Weeks before the attack on the Capitol, United States Postal Inspection Service (USPIS) Internet Covert Operations Program (iCOP) analysts issued a threat assessment for “a high potential for individuals to incite civil unrest” on January 6 due to a history of violence at MAGA marches, according to never before seen documents obtained by CREW via a FOIA lawsuit. In addition to the “Million MAGA March,” USPIS warned of a potentially violent “Million Militia March” which sought to stop President Biden’s inauguration.
Citing the two previous MAGA marches in November and December 2020, which both resulted in violence, a USPIS Intelligence Summary dated December 22, 2020 laid out the possible potential for civil unrest at the “Million MAGA March – Round III” on January 6, 2021.
The threat assessment outlined a number of rally points where participants were planning to meet before heading to Washington, DC, as well as a number of posts on Parler in support of the march and calling for violence.

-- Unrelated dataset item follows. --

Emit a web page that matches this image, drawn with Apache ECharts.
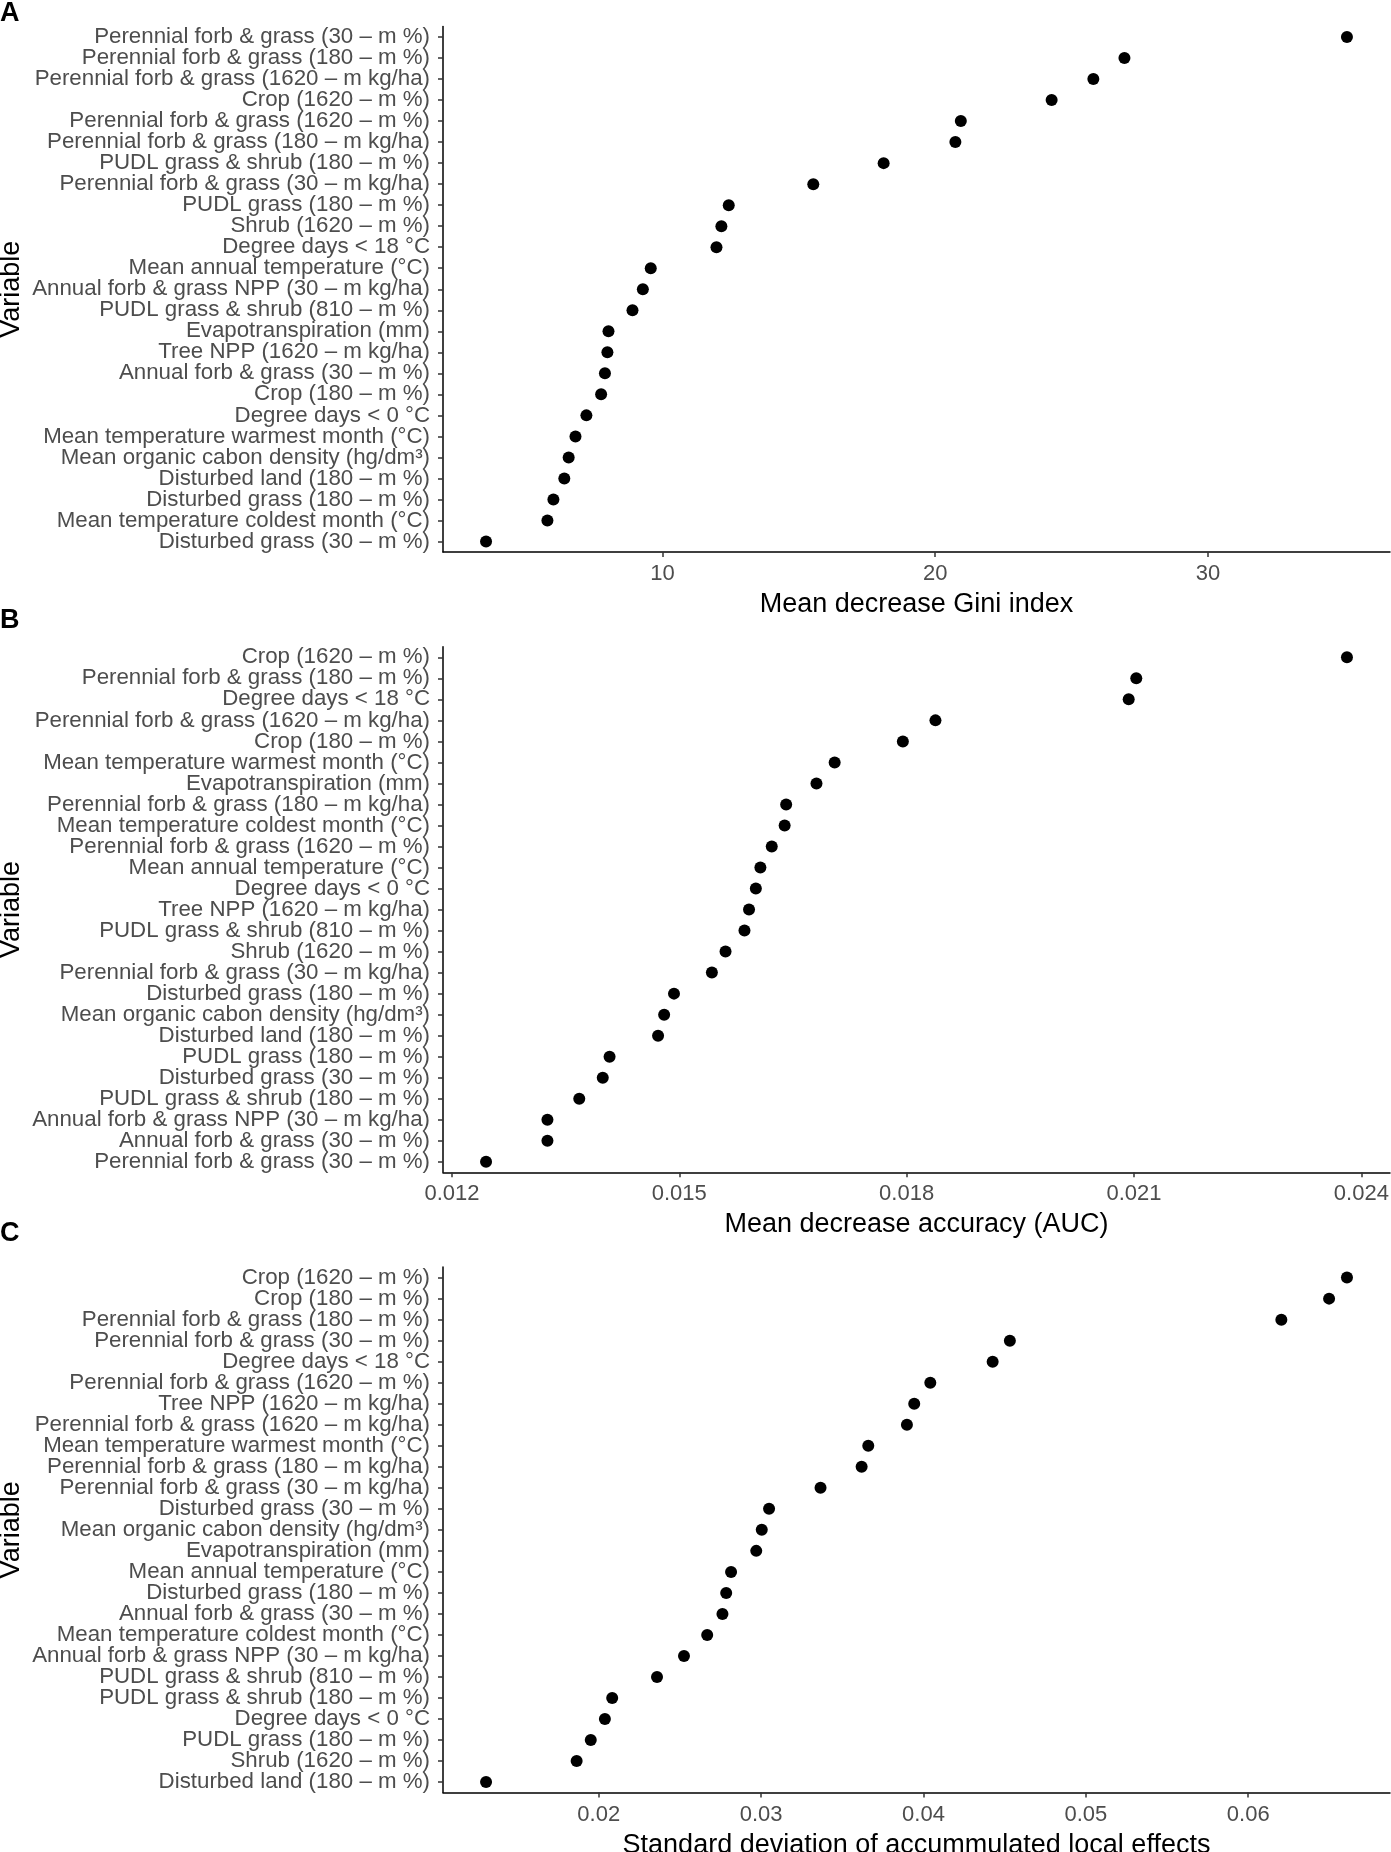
<!DOCTYPE html>
<html>
<head>
<meta charset="utf-8">
<script src="https://cdn.jsdelivr.net/npm/echarts@6/dist/echarts.min.js"></script>
<style>
html,body{margin:0;padding:0;background:#fff;}
#chart{width:1391px;height:1852px;}
</style>
</head>
<body>
<div id="chart"></div>
<script>
// Panel A: Mean decrease Gini index
var catsA = [
"Perennial forb & grass (30 – m %)",
"Perennial forb & grass (180 – m %)",
"Perennial forb & grass (1620 – m kg/ha)",
"Crop (1620 – m %)",
"Perennial forb & grass (1620 – m %)",
"Perennial forb & grass (180 – m kg/ha)",
"PUDL grass & shrub (180 – m %)",
"Perennial forb & grass (30 – m kg/ha)",
"PUDL grass (180 – m %)",
"Shrub (1620 – m %)",
"Degree days < 18 °C",
"Mean annual temperature (°C)",
"Annual forb & grass NPP (30 – m kg/ha)",
"PUDL grass & shrub (810 – m %)",
"Evapotranspiration (mm)",
"Tree NPP (1620 – m kg/ha)",
"Annual forb & grass (30 – m %)",
"Crop (180 – m %)",
"Degree days < 0 °C",
"Mean temperature warmest month (°C)",
"Mean organic cabon density (hg/dm³)",
"Disturbed land (180 – m %)",
"Disturbed grass (180 – m %)",
"Mean temperature coldest month (°C)",
"Disturbed grass (30 – m %)"
];
var giniA = [35.10,26.94,25.80,24.27,20.94,20.74,18.11,15.53,12.43,12.16,11.98,9.57,9.28,8.90,8.02,7.98,7.89,7.75,7.21,6.81,6.56,6.40,6.00,5.78,3.53];
var ticksA = [10,20,30];

// Panel B: Mean decrease accuracy (AUC)
var catsB = [
"Crop (1620 – m %)",
"Perennial forb & grass (180 – m %)",
"Degree days < 18 °C",
"Perennial forb & grass (1620 – m kg/ha)",
"Crop (180 – m %)",
"Mean temperature warmest month (°C)",
"Evapotranspiration (mm)",
"Perennial forb & grass (180 – m kg/ha)",
"Mean temperature coldest month (°C)",
"Perennial forb & grass (1620 – m %)",
"Mean annual temperature (°C)",
"Degree days < 0 °C",
"Tree NPP (1620 – m kg/ha)",
"PUDL grass & shrub (810 – m %)",
"Shrub (1620 – m %)",
"Perennial forb & grass (30 – m kg/ha)",
"Disturbed grass (180 – m %)",
"Mean organic cabon density (hg/dm³)",
"Disturbed land (180 – m %)",
"PUDL grass (180 – m %)",
"Disturbed grass (30 – m %)",
"PUDL grass & shrub (180 – m %)",
"Annual forb & grass NPP (30 – m kg/ha)",
"Annual forb & grass (30 – m %)",
"Perennial forb & grass (30 – m %)"
];
var accB = [0.02381,0.02103,0.02093,0.01838,0.01795,0.01705,0.01681,0.01641,0.01639,0.01622,0.01607,0.01601,0.01592,0.01586,0.01561,0.01543,0.01493,0.01480,0.01472,0.01408,0.01399,0.01368,0.01326,0.01326,0.01245];
var ticksB = [0.012,0.015,0.018,0.021,0.024];

// Panel C: SD of accumulated local effects
var catsC = [
"Crop (1620 – m %)",
"Crop (180 – m %)",
"Perennial forb & grass (180 – m %)",
"Perennial forb & grass (30 – m %)",
"Degree days < 18 °C",
"Perennial forb & grass (1620 – m %)",
"Tree NPP (1620 – m kg/ha)",
"Perennial forb & grass (1620 – m kg/ha)",
"Mean temperature warmest month (°C)",
"Perennial forb & grass (180 – m kg/ha)",
"Perennial forb & grass (30 – m kg/ha)",
"Disturbed grass (30 – m %)",
"Mean organic cabon density (hg/dm³)",
"Evapotranspiration (mm)",
"Mean annual temperature (°C)",
"Disturbed grass (180 – m %)",
"Annual forb & grass (30 – m %)",
"Mean temperature coldest month (°C)",
"Annual forb & grass NPP (30 – m kg/ha)",
"PUDL grass & shrub (810 – m %)",
"PUDL grass & shrub (180 – m %)",
"Degree days < 0 °C",
"PUDL grass (180 – m %)",
"Shrub (1620 – m %)",
"Disturbed land (180 – m %)"
];
var aleC = [0.06608,0.06498,0.06204,0.04532,0.04426,0.04042,0.03943,0.03898,0.03660,0.03619,0.03366,0.03049,0.03004,0.02970,0.02815,0.02785,0.02762,0.02668,0.02525,0.02359,0.02083,0.02038,0.01951,0.01864,0.01306];
var ticksC = [0.02,0.03,0.04,0.05,0.06];

var panelLabels = ["A","B","C"];
var xTitles = ["Mean decrease Gini index","Mean decrease accuracy (AUC)","Standard deviation of accummulated local effects"];
var yTitle = "Variable";

var FONT = "Liberation Sans, Arial, Helvetica, sans-serif";
var panels = [
  {cats: catsA, vals: giniA, ticks: ticksA, fmt: function(v){return String(v);}},
  {cats: catsB, vals: accB, ticks: ticksB, fmt: function(v){return v.toFixed(3);}},
  {cats: catsC, vals: aleC, ticks: ticksC, fmt: function(v){return v.toFixed(2);}}
];
var PANEL_H = 620.3;
var GRID_TOP = 26.5;
var GRID_H = 525.5;
var LABEL_TOP = [0, 607, 1220];

var grids = [], xAxes = [], yAxes = [], series = [], titles = [];
panels.forEach(function(p, k){
  var mn = Math.min.apply(null, p.vals), mx = Math.max.apply(null, p.vals);
  var pad = 0.05 * (mx - mn);
  grids.push({left: 443, width: 947, top: GRID_TOP + k * PANEL_H, height: GRID_H, outerBoundsMode: 'none', containLabel: false});
  xAxes.push({
    type: 'value', gridIndex: k, min: mn - pad, max: mx + pad,
    name: xTitles[k], nameLocation: 'middle', nameGap: 39, nameMoveOverlap: false,
    nameTextStyle: {fontFamily: FONT, fontSize: 27, color: '#000'},
    axisLine: {show: true, onZero: false, lineStyle: {color: '#000', width: 1.5}},
    axisTick: {show: true, length: 5, lineStyle: {color: '#333', width: 1.5}, customValues: p.ticks},
    axisLabel: {show: true, margin: 11, fontFamily: FONT, fontSize: 22, color: '#4D4D4D', customValues: p.ticks, formatter: p.fmt},
    splitLine: {show: false}
  });
  yAxes.push({
    type: 'category', gridIndex: k, data: p.cats, inverse: true,
    name: yTitle, nameLocation: 'middle', nameGap: 418, nameRotate: 90, nameMoveOverlap: false,
    nameTextStyle: {fontFamily: FONT, fontSize: 27, color: '#000'},
    axisLine: {show: true, lineStyle: {color: '#000', width: 1.5}},
    axisTick: {show: true, alignWithLabel: true, length: 5, lineStyle: {color: '#333', width: 1.5}},
    axisLabel: {show: true, interval: 0, margin: 13, fontFamily: FONT, fontSize: 22.3, color: '#4D4D4D'},
    splitLine: {show: false}
  });
  series.push({
    type: 'scatter', xAxisIndex: k, yAxisIndex: k,
    symbol: 'circle', symbolSize: 12,
    itemStyle: {color: '#000', opacity: 1},
    emphasis: {disabled: true},
    data: p.vals.map(function(v, i){ return [v, i]; })
  });
  titles.push({text: panelLabels[k], left: 0, top: LABEL_TOP[k],
    textStyle: {fontFamily: FONT, fontSize: 27, fontWeight: 'bold', color: '#000'}, padding: 0});
});

var chart = echarts.init(document.getElementById('chart'), null, {renderer: 'canvas'});
chart.setOption({
  animation: false,
  backgroundColor: '#fff',
  title: titles,
  grid: grids,
  xAxis: xAxes,
  yAxis: yAxes,
  series: series
});
</script>
</body>
</html>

The posts included in the summary had incredibly inflammatory language, including: “Hang EVERY TRAITOR ON JAN 6Th!”, “When Antifa Communists and the Bolsheviks Leninists and Marxists show up, stomp them into oblivion” and “NO MORE MARCHING ACTION TIME”.
The second USPIS Intelligence Summary, dated December 30, 2020, focuses on an “uncensored social media platform” called Wimkin, which had quickly become a “hub for publicizing militia groups.” iCOP analysts found that Wimkin, which was removed from the Apple App store and the Google Play store in the days after the insurrection, was being used to organize a “Million Militia March” planned for January 20, 2021. The march’s page was being run by a user who was also the founder of a private military company, “1st Regiment of the Restored American Republic (1R3)”. “The founder and its members are not advocating for a peaceful demonstration,” analysts wrote. Comments on the event page included calls for violence—”there will be blood”—and members also discussed attending the Million MAGA March on January 6.
Postal inspectors circulated both assessments far and wide. Recipients included officials at the Department of Justice, Department of Homeland Security, the FBI, US Capitol Police, Maryland and Virginia state governments, New York State troopers, the Supreme Court, the Senate, the Air Force, the Navy and even Amtrak. Yet, despite weeks of notice of serious threats of violence, many of these same agencies failed to adequately respond. CREW previously reported that Trump’s DOJ chose not to brief Congress ahead of January 6, DHS Federal Protective Services and the Secret Service downplayed warning signs of violence and Park Police was overwhelmed hours before the attack on the Capitol began. A Senate investigation similarly found evidence of poor communication and planning.
Previous reporting confirms that iCOP kept law enforcement agencies informed in the days after the attack on the Capitol, and has continued to monitor inflammatory social media posts. The assessments reviewed by CREW provide the first example of iCOP’s involvement ahead of the insurrection, and add to a disturbing reality: federal agencies, state governments and elected officials knew our democracy could face a violent attack and failed to adequately act to protect it.